Los dos hechos que ayer se produjeron en el seno del Consejo General del Poder Judicial, la concesión al instructor del 11-M de un permiso retribuido para abandonar su juzgado y marcharse cuatro meses a París, y el «amparo» otorgado al presidente del tribunal que juzgó el caso en tanto que fuente de información del libro de su esposa, llenan de oprobio a la judicatura. Es vergonzoso que los dos magistrados más directamente implicados en el esclarecimiento del mayor atentado de la historia de España se estén aprovechando personalmente y con descaro de su papel, cuando aún no ha transcurrido ni mes y medio desde que se hizo pública la sentencia. Uno, para irse por iniciativa propia a Francia con todos los gastos pagados. El otro, para satisfacer su vanidad y contribuir a llenar los bolsillos de su mujer ofreciéndole el combustible para escribir un best-seller.
Es inconcebible que mientras Del Olmo investiga nuevas pistas del 11-M en Marruecos, como ayer adelantó EL MUNDO, es decir, al mismo tiempo que el magistrado asume que el asunto no está ni mucho menos cerrado, se busque él mismo una excusa para abandonar sus pesquisas y embarcarse en un estudio teórico sobre las dificultades de instruir «casos extremos» en una institución francesa. Y más ilógico es que el CGPJ le dé su venia. Juan del Olmo se dedicará a sus análisis en el Institut des Hautes Etudes sur la Justice cobrando el sueldo íntegro de la Audiencia Nacional -o sea, de las arcas públicas- y las dietas correspondientes para manutención, alojamiento y desplazamientos.
El caso de Bermúdez no es menos escandaloso. El Servicio de Inspección del CGPJ ha concluido que procede archivar el asunto porque en el libro que escribió su esposa no se revelan datos indebidos. En su argumentación apela al artículo 120 de la Constitución, que determina que las actuaciones judiciales «serán públicas». De lo que se desprende el absurdo de que, no sólo no ha sido inadecuado alimentar ese libro -que han criticado el juez Alfonso Guevara, compañero de Bermúdez en el tribunal del 11-M, y las tres principales asociaciones judiciales-, sino que hay que agradecer su publicación y ha de ser un ejemplo a seguir.
Si este disparatado criterio es aceptado por la Comisión Disciplinaria del CGPJ, habrá de considerarse a partir de ahora que es lícito e incluso recomendable que los jueces revelen las conversaciones que mantienen con el resto de miembros del tribunal durante un juicio y que sus familiares o allegados las conviertan en material para la imprenta. Lógicamente, es un desatino que sólo podría contribuir a generar desconfianza entre los propios magistrados y a obstaculizar el desarrollo de su trabajo. En ese caso, lo congruente sería eliminar como falta la revelación de información judicial reservada.

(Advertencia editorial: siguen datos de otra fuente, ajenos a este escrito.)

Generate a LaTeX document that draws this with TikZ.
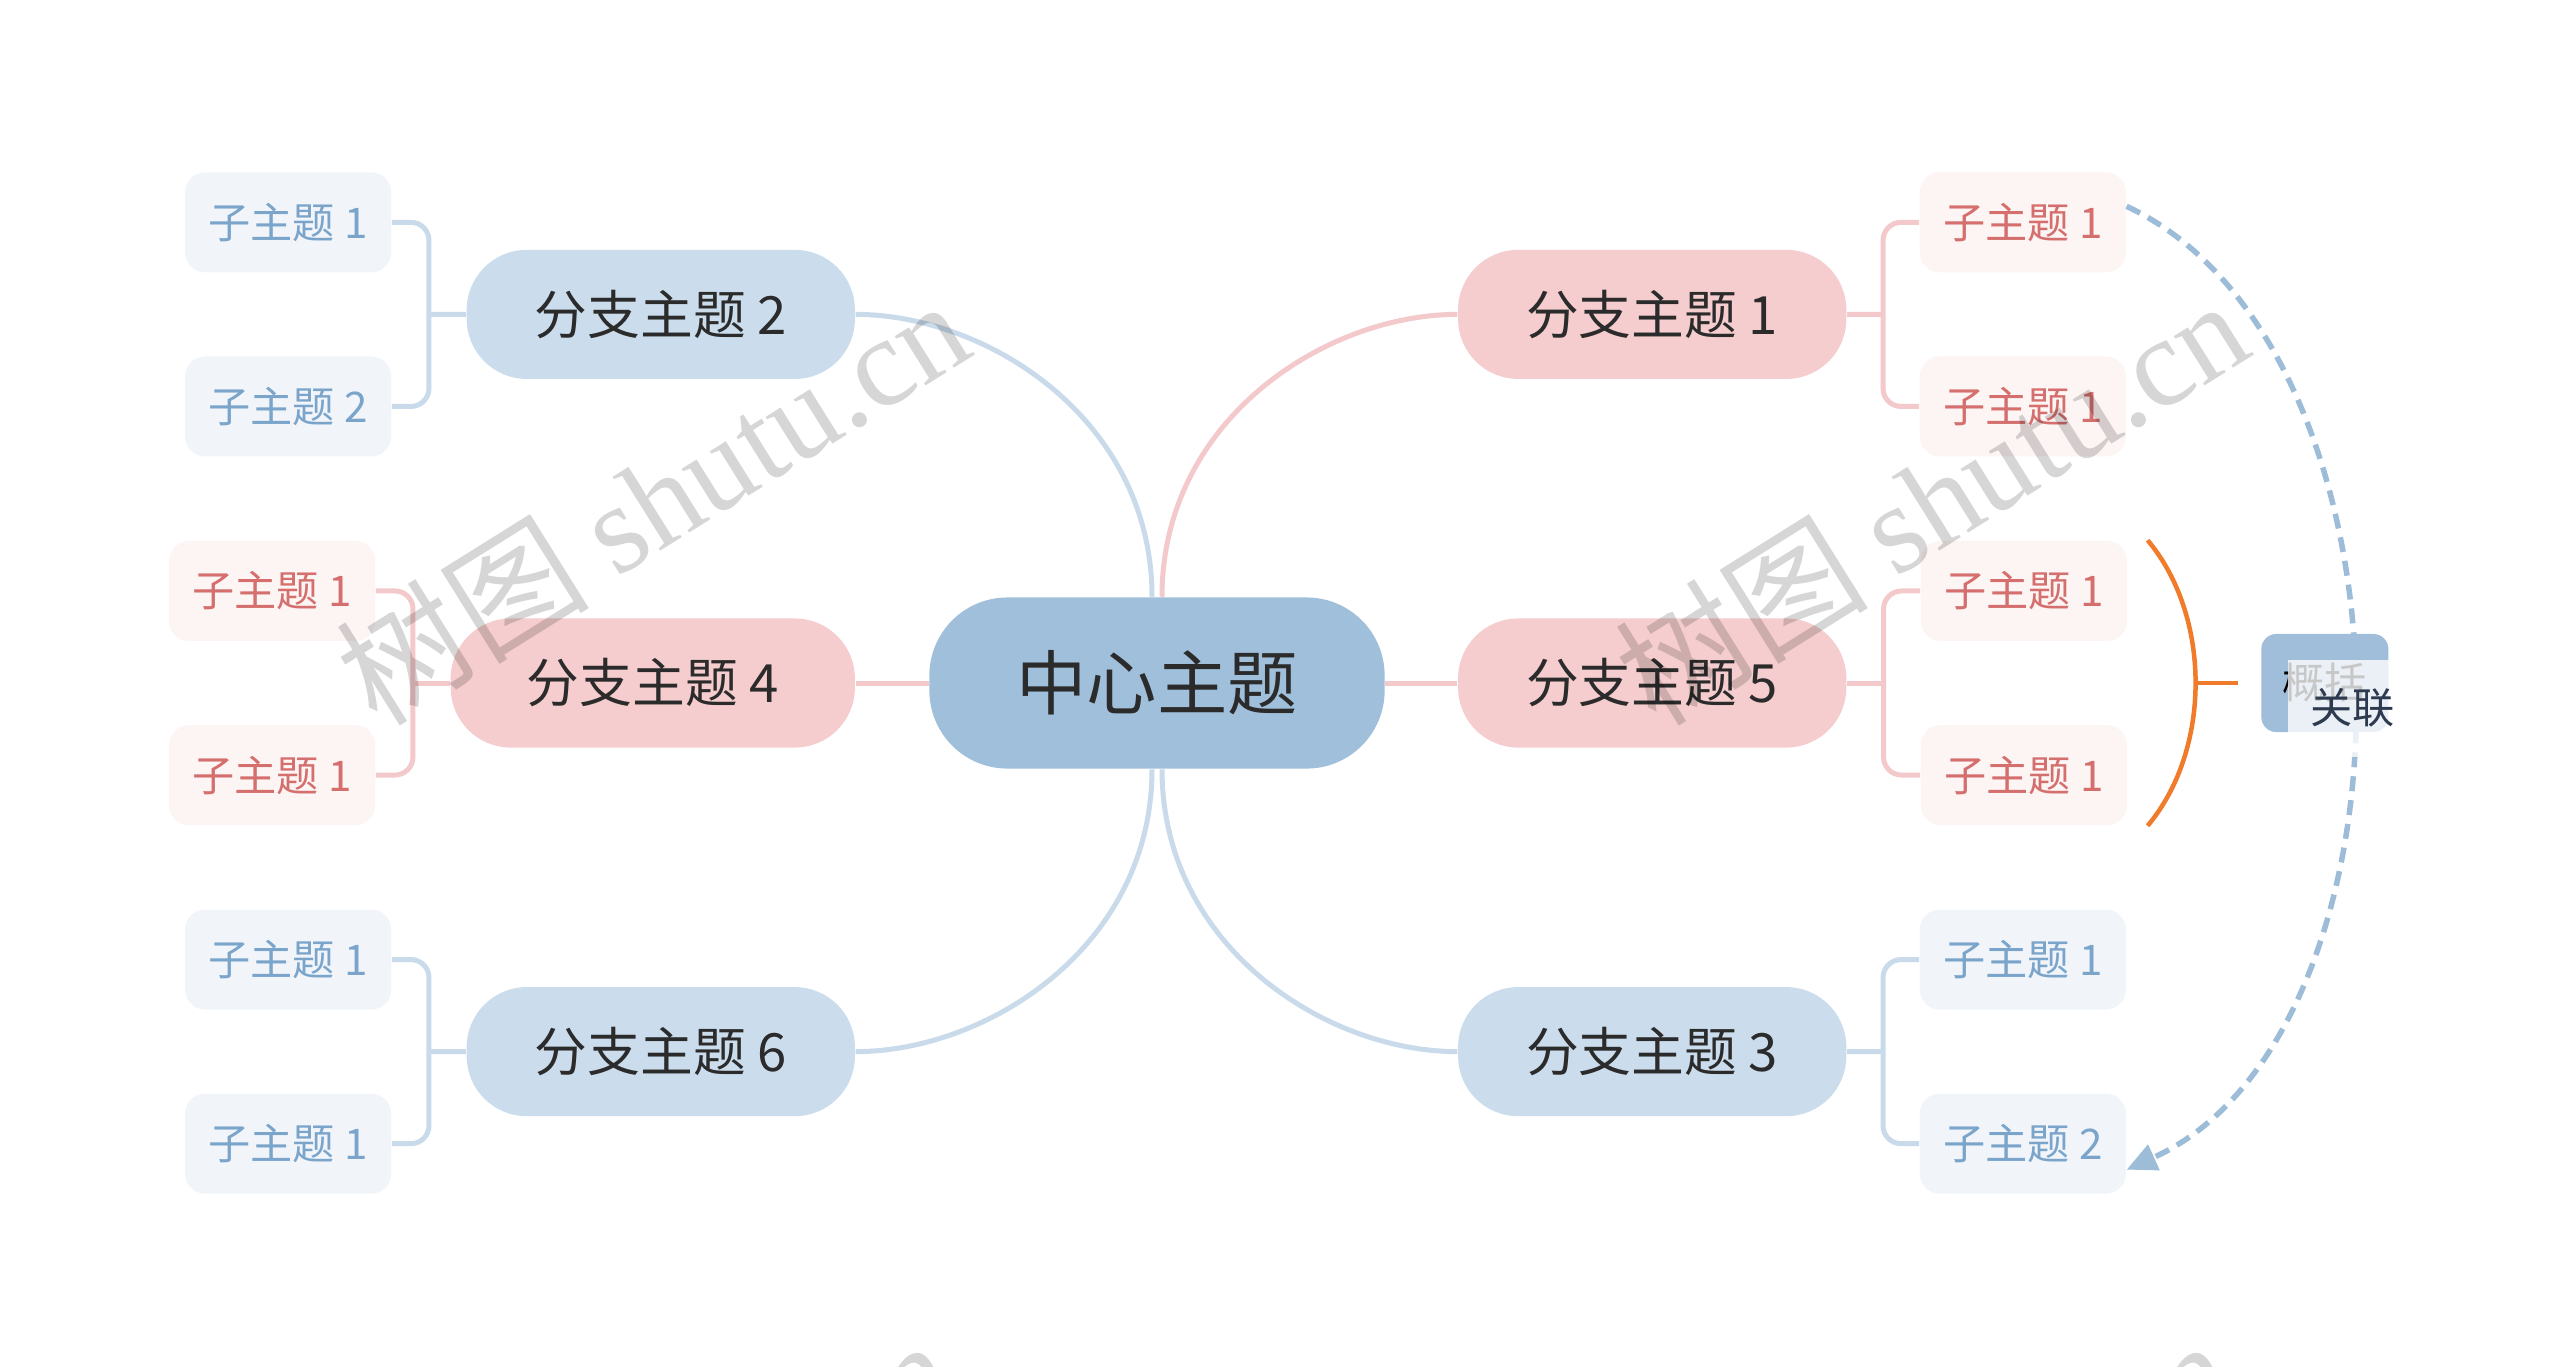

Lo descorazonador es que el ejemplo Garzón ha calado en la Audiencia Nacional, con magistrados estrella que protagonizan libros en los que descubren datos de los asuntos que instruyen, y con magistrados viajeros y becados. Y ello a la sombra del órgano que debería velar ante todo por la respetabilidad del poder judicial. Con ejemplos así, no es extraño que cunda entre la opinión pública el descrédito de nuestra judicatura, uno de los pilares del sistema democrático. Ni adrede se podría hacer peor.